Flame graphs can also be generated for codes run in parallel with the reported times in the graph given by the maximum value across all ranks.
Generating the flame graph¶
To generate a flame graph from your Firedrake script you need to:
Run your code with the extra flag
-log_view :foo.txt:ascii_flamegraph
. For example:$ python myscript.py -log_view :foo.txt:ascii_flamegraph
This will run your program as usual but output an additional file called
foo.txt
containing the profiling information.Visualise the results. This can be done in one of two ways:
Generate an SVG file using the
flamegraph.pl
script from this repository with the command:$ ./flamegraph.pl foo.txt > foo.svg
You can then view
foo.svg
in your browser.Upload the file to speedscope and view it there.
Adding your own events¶
It is very easy to add your own events to the flame graph and there are a few different ways of doing it.
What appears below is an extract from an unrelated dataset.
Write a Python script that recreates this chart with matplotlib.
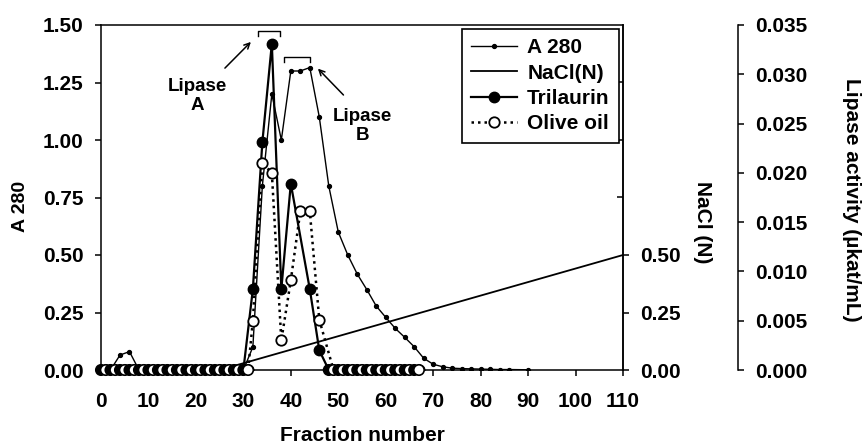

The simplest methods are:
With a context manager:
from firedrake.petsc import PETSc with PETSc.Log.Event("foo"): do_something_expensive()
With a decorator:
from firedrake.petsc import PETSc @PETSc.Log.EventDecorator("foo") def do_something_expensive(): ...
If no arguments are passed to
PETSc.Log.EventDecorator
then the event name will be the same as the function.
Caveats¶
The
flamegraph.pl
script assumes by default that the values in the stack traces are sample counts. This means that if you hover over functions in the SVG it will report the count in terms of ‘samples’ rather than the correct unit of microseconds. A simple fix to this is to include the command line option--countname us
when you generate the SVG. For example:$ ./flamegraph.pl --countname us foo.txt > foo.svg
If you use PETSc stages in your code these will be ignored in the flame graph.
If you call
PETSc.Log.begin()
as part of your script/package then profiling will not work as expected. This is because this function starts PETSc’s default (flat) logging while we need to use nested logging instead.This issue can be avoided with the simple guard:
from firedrake.petsc import OptionsManager # If the -log_view flag is passed you don't need to call # PETSc.Log.begin because it is done automatically. if "log_view" not in OptionsManager.commandline_options: PETSc.Log.begin()
Common performance issues¶
Calling solve
repeatedly¶
When solving PDEs, Firedrake uses a PETSc SNES
(nonlinear solver)
under the hood. Every time the user calls solve()
a new SNES
is created and used to solve the problem. This is a
convenient shorthand for scripts that only need to solve a problem
once, but it is fairly expensive to set up a new SNES
and so
repeated calls to solve()
will introduce
some overhead.
To get around this problem, users should instead instantiate
a variational problem (e.g. NonlinearVariationalProblem
)
and solver (e.g. NonlinearVariationalSolver
) outside of
the loop body. An example showing how this is done can be found
in this demo.
Other useful tools¶
Here we present a handful of performance analysis tools that users may find useful to run with their codes.
py-spy¶
py-spy is a great sampling profiler that outputs directly to SVG flame graphs. It allows users to see the entire stack trace of the program rather than just the annotated PETSc events and unlike most Python profilers it can also profile native code.
A flame graph for your Firedrake script can be generated from py-spy with:
$ py-spy record -o foo.svg --native -- python myscript.py
Beyond the inherent uncertainty that comes from using a sampling profiler, one substantial limitation of py-spy is that it does not work when run in parallel.
pyinstrument¶
pyinstrument is a great sample-based profiling tool that you can use to easily identify hotspots in your code. To use the profiler simply run:
$ pyinstrument myscript.py
This will print out a timed callstack to the terminal. To instead
generate an interactive graphic you can view in your browser pass
the -r html
flag.
Unfortunately, pyinstrument cannot profile native code. This means that information about the code’s execution inside of PETSc is largely lost.
memory_profiler¶
memory_profiler is a useful tool that you can use to monitor the memory usage of your script. After installing it you can simply run:
$ mprof run python myscript.py
$ mprof plot
The former command will run your script and generate a file containing the profiling information. The latter then displays a plot of the memory usage against execution time for the whole script.
memory_profiler also works in parallel. You can pass either of the
--include-children
or --multiprocess
flags to mprof
depending on whether or not you want to accumulate the memory usage
across ranks or plot them separately. For example:
$ mprof run --include-children mpiexec -n 4 python myscript.py
Score-P¶
Score-P is a tool aimed at HPC users. We found it to provide some useful insight into MPI considerations such as load balancing and communication overhead.
To use it with Firedrake, users will also need to install Score-P’s Python bindings.